The half-wave dipole is the most common aerial that we usually find to amateurs who wish to preserve their budget, the visibility of their installation as well as the ease of the building. This is an harmonic antenna that prevents well interferences when it is tight horizontally. Its resonance length depends on the ratio of the length of the conductor to its diameter; the smaller is this ratio (using thicker wire), the shorter the antenna for a given electrical length.

The aerial length calculated using the previous formula is cut at the centre and insulators are attached at the ends of segments. The impedance at the centre of this dipole being of about 70 ohms, it can be connected to either a flat twin feeder or a coaxial cable that insures a good impedance match and a maximum signal transference to the transceiver.

Folded Dipole

In this version the length of the wire is 1/2l as expressed in the formula but the end are folded to the center which ends are opened are connected to the feeder. The fact to fold the dipole transforms the input impedance by a factor of 22x70 = 280 ohms so that it can be fed with a 300-ohm ribbon feeder (open wire or "ladder line"), provided the wires forming the folded dipole are the same diameter.

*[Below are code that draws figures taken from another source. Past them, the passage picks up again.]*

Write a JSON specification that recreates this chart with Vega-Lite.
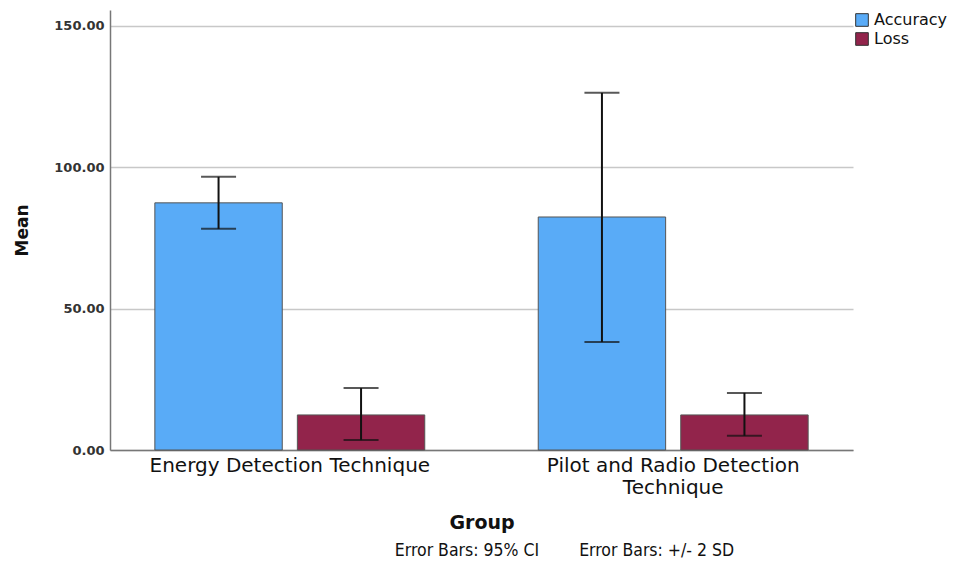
{
  "$schema": "https://vega.github.io/schema/vega-lite/v6.json",
  "width": 743,
  "height": 440,
  "autosize": {"type": "none"},
  "padding": {"left": 110, "top": 10, "right": 101, "bottom": 117},
  "background": "white",
  "title": {
    "text": "Error Bars: 95% CI\u00a0\u00a0\u00a0\u00a0\u00a0\u00a0\u00a0\u00a0Error Bars: +/- 2 SD",
    "orient": "bottom",
    "anchor": "middle",
    "dx": 83,
    "offset": 10,
    "font": "DejaVu Sans Condensed",
    "fontSize": 17.5,
    "fontWeight": "normal",
    "color": "#111"
  },
  "data": {
    "values": [
      {"group": "Energy Detection Technique", "measure": "Accuracy", "mean": 87.4, "lo": 78.2, "hi": 96.6},
      {"group": "Energy Detection Technique", "measure": "Loss", "mean": 12.4, "lo": 3.5, "hi": 21.9},
      {"group": "Pilot and Radio Detection Technique", "measure": "Accuracy", "mean": 82.4, "lo": 38.2, "hi": 126.3},
      {"group": "Pilot and Radio Detection Technique", "measure": "Loss", "mean": 12.4, "lo": 5.0, "hi": 20.2}
    ]
  },
  "encoding": {
    "x": {
      "field": "group",
      "type": "nominal",
      "sort": null,
      "scale": {"paddingInner": 0.296, "paddingOuter": 0.117},
      "axis": {
        "title": "Group",
        "titleFont": "DejaVu Sans",
        "titleFontSize": 19,
        "titleFontWeight": "bold",
        "titleColor": "#111",
        "titlePadding": 16,
        "labelAngle": 0,
        "labelFont": "DejaVu Sans",
        "labelFontSize": 20,
        "labelColor": "#111",
        "labelPadding": 5,
        "labelLimit": 0,
        "labelLineHeight": 22,
        "labelExpr": "datum.value == 'Pilot and Radio Detection Technique' ? ['Pilot and Radio Detection', 'Technique'] : datum.value",
        "ticks": false,
        "domainColor": "#777",
        "domainWidth": 1.5,
        "grid": false
      }
    },
    "xOffset": {
      "field": "measure",
      "type": "nominal",
      "scale": {"paddingInner": 0.106, "paddingOuter": 0}
    }
  },
  "layer": [
    {
      "mark": {"type": "bar", "stroke": "#555", "strokeWidth": 1},
      "encoding": {
        "y": {
          "field": "mean",
          "type": "quantitative",
          "scale": {"domain": [0, 155.6], "nice": false},
          "axis": {
            "title": "Mean",
            "titleFont": "DejaVu Sans",
            "titleFontSize": 17,
            "titleFontWeight": "bold",
            "titleColor": "#111",
            "titlePadding": 22,
            "values": [0, 50, 100, 150],
            "format": ".2f",
            "labelFont": "DejaVu Sans",
            "labelFontSize": 13,
            "labelFontWeight": "bold",
            "labelColor": "#333",
            "labelPadding": 6,
            "ticks": false,
            "domainColor": "#777",
            "domainWidth": 1.5,
            "gridColor": "#c8c8c8",
            "gridWidth": 1.5
          }
        },
        "color": {
          "field": "measure",
          "type": "nominal",
          "scale": {"domain": ["Accuracy", "Loss"], "range": ["#59abf7", "#92244b"]},
          "legend": {
            "title": null,
            "orient": "none",
            "legendX": 744,
            "legendY": 2,
            "symbolType": "square",
            "symbolSize": 160,
            "symbolStrokeColor": "#333",
            "symbolStrokeWidth": 1,
            "symbolOpacity": 1,
            "labelFont": "DejaVu Sans",
            "labelFontSize": 16,
            "labelColor": "#111",
            "labelOffset": 4,
            "rowPadding": 1
          }
        }
      }
    },
    {
      "mark": {"type": "rule", "color": "#111", "strokeWidth": 2},
      "encoding": {
        "y": {"field": "lo", "type": "quantitative"},
        "y2": {"field": "hi"}
      }
    },
    {
      "mark": {"type": "tick", "color": "#111", "thickness": 2, "size": 35},
      "encoding": {"y": {"field": "lo", "type": "quantitative"}}
    },
    {
      "mark": {"type": "tick", "color": "#111", "thickness": 2, "size": 35},
      "encoding": {"y": {"field": "hi", "type": "quantitative"}}
    }
  ],
  "config": {
    "view": {"stroke": null},
    "axisX": {"grid": false}
  }
}
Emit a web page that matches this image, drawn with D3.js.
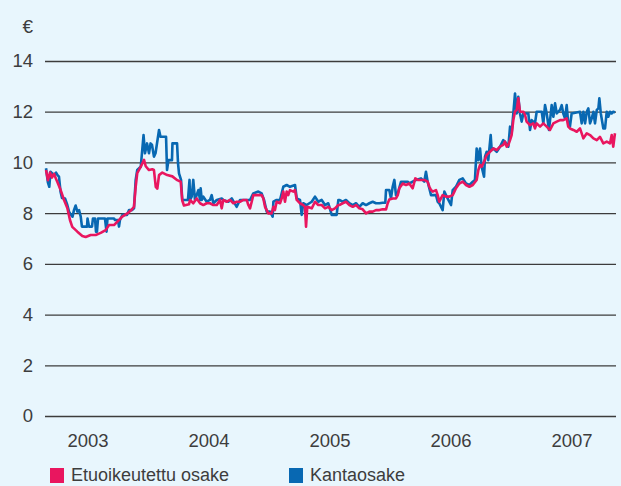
<!DOCTYPE html>
<html>
<head>
<meta charset="utf-8">
<script src="https://cdn.jsdelivr.net/npm/d3@7"></script>
<style>
  html, body { margin: 0; padding: 0; background: #e8f6fd; }
  svg { display: block; font-family: "Liberation Sans", Arial, sans-serif; }
</style>
</head>
<body>
<div id="chart"></div>
<script>
// dates as decimal years, values in euros
const prefYears = [2002.653, 2002.669, 2002.686, 2002.702, 2002.719, 2002.736, 2002.746, 2002.774, 2002.802, 2002.829,
  2002.851, 2002.870, 2002.912, 2002.953, 2002.981, 2003.022, 2003.064, 2003.105, 2003.146, 2003.174,
  2003.215, 2003.242, 2003.283, 2003.325, 2003.358, 2003.380, 2003.394, 2003.407, 2003.436, 2003.463,
  2003.477, 2003.504, 2003.531, 2003.545, 2003.560, 2003.573, 2003.587, 2003.614, 2003.655, 2003.697,
  2003.738, 2003.766, 2003.779, 2003.793, 2003.835, 2003.843, 2003.870, 2003.898, 2003.926, 2003.953,
  2003.981, 2004.008, 2004.036, 2004.064, 2004.091, 2004.105, 2004.118, 2004.146, 2004.174, 2004.201,
  2004.229, 2004.256, 2004.284, 2004.312, 2004.325, 2004.339, 2004.353, 2004.366, 2004.394, 2004.435,
  2004.449, 2004.463, 2004.477, 2004.490, 2004.518, 2004.532, 2004.545, 2004.559, 2004.587, 2004.601,
  2004.614, 2004.628, 2004.642, 2004.655, 2004.669, 2004.697, 2004.711, 2004.725, 2004.752, 2004.779,
  2004.793, 2004.802, 2004.812, 2004.849, 2004.876, 2004.903, 2004.931, 2004.959, 2004.986, 2005.014,
  2005.041, 2005.069, 2005.077, 2005.105, 2005.132, 2005.160, 2005.188, 2005.215, 2005.242, 2005.270,
  2005.298, 2005.325, 2005.353, 2005.380, 2005.408, 2005.435, 2005.463, 2005.477, 2005.490, 2005.518,
  2005.545, 2005.560, 2005.573, 2005.601, 2005.628, 2005.655, 2005.683, 2005.705, 2005.725, 2005.752,
  2005.779, 2005.807, 2005.821, 2005.835, 2005.849, 2005.876, 2005.890, 2005.903, 2005.917, 2005.931,
  2005.959, 2005.986, 2006.014, 2006.028, 2006.041, 2006.069, 2006.097, 2006.124, 2006.152, 2006.180,
  2006.212, 2006.226, 2006.240, 2006.253, 2006.267, 2006.295, 2006.322, 2006.350, 2006.378, 2006.405,
  2006.432, 2006.446, 2006.460, 2006.474, 2006.488, 2006.501, 2006.515, 2006.529, 2006.543, 2006.556,
  2006.570, 2006.598, 2006.612, 2006.625, 2006.653, 2006.680, 2006.694, 2006.708, 2006.736, 2006.763,
  2006.791, 2006.818, 2006.846, 2006.874, 2006.901, 2006.928, 2006.956, 2006.969, 2006.983, 2007.011,
  2007.039, 2007.066, 2007.094, 2007.122, 2007.149, 2007.177, 2007.205, 2007.231, 2007.259, 2007.287,
  2007.314, 2007.328, 2007.341, 2007.355];
const prefValues = [9.70, 9.30, 9.60, 9.40, 9.55, 9.35, 9.24, 8.91, 8.52, 8.20,
  7.73, 7.46, 7.27, 7.10, 7.06, 7.14, 7.14, 7.22, 7.33, 7.53,
  7.53, 7.66, 7.86, 7.99, 8.12, 8.25, 9.04, 9.58, 9.83, 10.10,
  9.85, 9.70, 9.73, 9.70, 9.04, 8.97, 9.50, 9.60, 9.50, 9.45,
  9.30, 9.24, 8.50, 8.30, 8.35, 8.52, 8.39, 8.58, 8.39, 8.32,
  8.39, 8.39, 8.32, 8.32, 8.52, 8.19, 8.52, 8.45, 8.52, 8.39,
  8.45, 8.45, 8.52, 8.52, 8.32, 8.19, 8.45, 8.71, 8.71, 8.71,
  8.58, 8.25, 8.12, 7.99, 7.99, 8.25, 8.12, 8.45, 8.39, 8.58,
  8.85, 8.45, 8.85, 8.71, 8.91, 8.85, 8.91, 8.52, 8.39, 8.32,
  8.25, 7.47, 8.25, 8.19, 8.45, 8.32, 8.32, 8.19, 8.25, 8.12,
  8.19, 8.32, 8.32, 8.39, 8.45, 8.32, 8.25, 8.32, 8.19, 8.15,
  7.99, 8.06, 8.06, 8.12, 8.12, 8.15, 8.15, 8.39, 8.54, 8.58,
  8.58, 8.71, 8.98, 9.17, 9.11, 9.17, 8.98, 9.37, 9.31, 9.31,
  9.31, 9.24, 9.04, 8.91, 8.85, 8.91, 8.71, 8.45, 8.58, 8.71,
  8.65, 8.65, 8.71, 8.85, 8.98, 9.17, 9.24, 9.11, 9.04, 9.11,
  9.31, 9.70, 9.90, 9.83, 9.96, 10.29, 10.42, 10.55, 10.49, 10.62,
  10.69, 10.82, 10.62, 10.69, 10.88, 11.08, 11.67, 12.00, 12.07, 12.53,
  12.00, 12.00, 11.87, 11.61, 11.47, 11.54, 11.34, 11.54, 11.41, 11.54,
  11.41, 11.28, 11.54, 11.61, 11.67, 11.67, 11.74, 11.41, 11.34, 11.28,
  11.21, 11.34, 10.95, 11.15, 11.08, 10.95, 10.88, 11.01, 10.75, 10.82,
  10.75, 11.08, 10.62, 11.15];

const commonYears = [2002.653, 2002.669, 2002.680, 2002.690, 2002.719, 2002.736, 2002.748, 2002.760, 2002.773, 2002.785,
  2002.810, 2002.829, 2002.843, 2002.860, 2002.872, 2002.884, 2002.898, 2002.912, 2002.926, 2002.940,
  2002.950, 2002.992, 2002.996, 2003.008, 2003.033, 2003.041, 2003.058, 2003.066, 2003.074, 2003.083,
  2003.140, 2003.153, 2003.161, 2003.215, 2003.223, 2003.248, 2003.256, 2003.264, 2003.285, 2003.322,
  2003.339, 2003.364, 2003.380, 2003.394, 2003.407, 2003.436, 2003.459, 2003.471, 2003.488, 2003.504,
  2003.517, 2003.529, 2003.545, 2003.558, 2003.587, 2003.599, 2003.645, 2003.653, 2003.665, 2003.694,
  2003.698, 2003.736, 2003.744, 2003.752, 2003.769, 2003.779, 2003.826, 2003.839, 2003.843, 2003.857,
  2003.870, 2003.884, 2003.912, 2003.926, 2003.931, 2003.940, 2003.953, 2003.981, 2004.008, 2004.022,
  2004.036, 2004.064, 2004.105, 2004.118, 2004.160, 2004.188, 2004.229, 2004.256, 2004.298, 2004.339,
  2004.366, 2004.408, 2004.435, 2004.455, 2004.477, 2004.504, 2004.526, 2004.532, 2004.559, 2004.587,
  2004.614, 2004.642, 2004.669, 2004.711, 2004.725, 2004.752, 2004.766, 2004.779, 2004.807, 2004.849,
  2004.876, 2004.903, 2004.931, 2004.959, 2004.986, 2005.014, 2005.055, 2005.069, 2005.077, 2005.105,
  2005.132, 2005.160, 2005.188, 2005.215, 2005.242, 2005.270, 2005.298, 2005.325, 2005.353, 2005.380,
  2005.408, 2005.435, 2005.457, 2005.463, 2005.490, 2005.504, 2005.518, 2005.532, 2005.545, 2005.560,
  2005.587, 2005.642, 2005.655, 2005.683, 2005.711, 2005.752, 2005.779, 2005.793, 2005.807, 2005.835,
  2005.876, 2005.890, 2005.903, 2005.931, 2005.945, 2005.972, 2006.000, 2006.014, 2006.041, 2006.069,
  2006.097, 2006.124, 2006.152, 2006.180, 2006.198, 2006.212, 2006.226, 2006.240, 2006.253, 2006.273,
  2006.281, 2006.295, 2006.308, 2006.328, 2006.336, 2006.350, 2006.378, 2006.405, 2006.432, 2006.446,
  2006.474, 2006.488, 2006.501, 2006.515, 2006.529, 2006.543, 2006.556, 2006.570, 2006.584, 2006.598,
  2006.639, 2006.653, 2006.667, 2006.694, 2006.708, 2006.750, 2006.763, 2006.777, 2006.791, 2006.810,
  2006.832, 2006.846, 2006.860, 2006.874, 2006.901, 2006.915, 2006.928, 2006.942, 2006.956, 2006.969,
  2006.983, 2006.997, 2007.066, 2007.080, 2007.094, 2007.108, 2007.122, 2007.135, 2007.149, 2007.163,
  2007.177, 2007.190, 2007.205, 2007.218, 2007.226, 2007.238, 2007.259, 2007.273, 2007.287, 2007.300,
  2007.314, 2007.328, 2007.341, 2007.355];
const commonValues = [9.77, 9.20, 9.04, 9.63, 9.50, 9.60, 9.50, 9.44, 8.85, 8.60,
  8.58, 8.32, 8.06, 7.93, 7.86, 8.12, 8.30, 8.06, 8.12, 7.86,
  7.47, 7.47, 7.79, 7.47, 7.47, 7.79, 7.79, 7.27, 7.27, 7.79,
  7.79, 7.27, 7.79, 7.79, 7.73, 7.73, 7.47, 7.73, 7.93, 7.93,
  8.12, 8.12, 8.19, 9.31, 9.70, 9.83, 11.08, 10.36, 10.75, 10.36,
  10.75, 10.69, 10.23, 10.36, 11.28, 11.01, 11.01, 9.70, 10.09, 10.09,
  10.75, 10.75, 9.96, 9.57, 9.31, 8.52, 8.52, 9.31, 8.52, 8.65,
  9.31, 8.52, 8.91, 8.52, 8.98, 8.52, 8.65, 8.45, 8.52, 8.71,
  8.39, 8.52, 8.58, 8.52, 8.45, 8.58, 8.25, 8.52, 8.52, 8.52,
  8.78, 8.85, 8.78, 8.52, 8.06, 8.06, 7.86, 8.45, 8.52, 8.52,
  9.04, 9.11, 9.04, 9.11, 8.58, 8.52, 7.93, 8.39, 8.32, 8.45,
  8.65, 8.45, 8.52, 8.32, 8.39, 7.93, 7.93, 8.52, 8.52, 8.45,
  8.52, 8.39, 8.32, 8.39, 8.25, 8.39, 8.32, 8.39, 8.45, 8.39,
  8.39, 8.41, 8.41, 8.91, 8.91, 8.58, 9.04, 9.31, 8.71, 8.78,
  9.24, 9.24, 9.17, 9.24, 9.31, 9.37, 9.24, 9.63, 9.24, 8.71,
  8.71, 8.45, 8.39, 8.12, 8.85, 8.58, 8.32, 8.91, 9.04, 9.31,
  9.37, 9.17, 9.11, 9.24, 9.31, 10.55, 10.09, 10.55, 9.83, 9.44,
  10.23, 10.42, 10.09, 11.08, 10.49, 10.55, 10.42, 10.62, 10.88, 10.82,
  10.62, 11.41, 11.15, 11.93, 12.72, 11.93, 12.59, 11.93, 11.61, 11.93,
  11.93, 11.28, 11.67, 11.54, 12.00, 12.00, 11.54, 12.26, 11.93, 11.28,
  12.26, 11.80, 12.33, 11.93, 12.07, 12.26, 11.93, 11.74, 12.26, 11.54,
  11.41, 11.93, 12.00, 11.54, 12.00, 11.54, 12.00, 12.13, 11.54, 11.74,
  12.00, 11.54, 12.07, 12.13, 12.53, 11.93, 11.34, 11.34, 12.00, 11.80,
  12.00, 11.93, 12.00, 11.97];

const yearLabels = [2003, 2004, 2005, 2006, 2007];
const valueTicks = [0, 2, 4, 6, 8, 10, 12, 14];
const seriesNames = ["Etuoikeutettu osake", "Kantaosake"];
const seriesColors = ["#e9165f", "#0868b2"];

const width = 621, height = 486;
const margin = { top: 61, right: 5, bottom: 70, left: 45 };
const textColor = "#3d3d3d";

const svg = d3.select("#chart").append("svg")
  .attr("width", width)
  .attr("height", height);

svg.append("rect")
  .attr("width", width)
  .attr("height", height)
  .attr("fill", "#e8f6fd");

const x = d3.scaleLinear()
  .domain([2002.6446, 2007.3636])
  .range([margin.left, width - margin.right]);

const y = d3.scaleLinear()
  .domain([0, 14])
  .range([height - margin.bottom, margin.top]);

// gridlines + value labels
const yAxis = svg.append("g")
  .attr("transform", `translate(${margin.left},0)`)
  .call(d3.axisLeft(y)
    .tickValues(valueTicks)
    .tickSize(-(width - margin.left - margin.right))
    .tickPadding(12));

yAxis.select(".domain").remove();
yAxis.selectAll(".tick line")
  .attr("stroke", "#3c3c3c")
  .attr("stroke-width", 1.3);
yAxis.selectAll(".tick text")
  .attr("fill", textColor)
  .style("font-size", "18.5px");

svg.append("text")
  .attr("x", 33)
  .attr("y", 33)
  .attr("text-anchor", "end")
  .attr("fill", textColor)
  .style("font-size", "19px")
  .text("€");

// year labels
svg.append("g")
  .selectAll("text")
  .data(yearLabels)
  .enter().append("text")
  .attr("x", d => x(d))
  .attr("y", 447)
  .attr("text-anchor", "middle")
  .attr("fill", textColor)
  .style("font-size", "18.5px")
  .text(d => d);

const line = d3.line()
  .x(d => x(d[0]))
  .y(d => y(d[1]));

// blue drawn first, red on top
const series = [
  d3.zip(commonYears, commonValues),
  d3.zip(prefYears, prefValues)
];
const seriesColorOrder = [seriesColors[1], seriesColors[0]];

svg.append("g")
  .selectAll("path")
  .data(series)
  .enter().append("path")
  .attr("fill", "none")
  .attr("stroke", (d, i) => seriesColorOrder[i])
  .attr("stroke-width", 2.6)
  .attr("stroke-linejoin", "round")
  .attr("d", line);

// legend (kept just inside the bottom edge)
const legendX = [50, 289];
const legend = svg.append("g")
  .selectAll("g")
  .data(seriesNames)
  .enter().append("g")
  .attr("transform", (d, i) => `translate(${legendX[i]},468)`);

legend.append("rect")
  .attr("width", 14)
  .attr("height", 15)
  .attr("fill", (d, i) => seriesColors[i]);

legend.append("text")
  .attr("x", 21)
  .attr("y", 13)
  .attr("fill", textColor)
  .style("font-size", "18px")
  .text(d => d);
</script>
</body>
</html>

At left commonly used dipoles. Note that the feedline always leaves the antenna at 90° to create the less perturbative effects as induced currents by RF energy which couple into the feedline and cause RFI. Keeping the feedline perpendicular to the dipole also help in limiting the amount of RF appearing on the coaxial feedline, it helps to keep the open-wire feedline balanced and most important for SWLs, minimizes the degree to which the feedline radiation messes up the antenna pattern. The dipole height is determined by the length of the open-wire portion of the feed that should not lay on the ground or have abrupt bends in it as this changes its impedance matching characteristics. For a receive only antenna this may not have too great an affect on what you will hear, but probably will have some affect. As long as the open-wire (or Twin-Lead) portion of the feedline is not touching the ground, it is not very critical how to coaxial portion of the feedline is run to the transceiver. It can be lay over the ground, run under ground, or however you have to do it. Watch only for the coax when you cut the grass ! At right specifications of an inverted-V. 

Another solution is to use a 300-ohm ribbon feeder for both the aerial and the feeder. Only one conductor of the aerial is cut at the center, the feeder is inserted and the joints soldered. The junction should be clamped between pieces of isolating material and properly proofed. The ends of the aerial are shorted to close the circuit.

In a three-fold dipole you need a third wire at the center that will be attached to the feeder and the ends linked to the external loop. Here the input impedance increases to 32x70 = 630 ohms which provides a good match to an open line feeder or a double ribbon using insolating spreaders.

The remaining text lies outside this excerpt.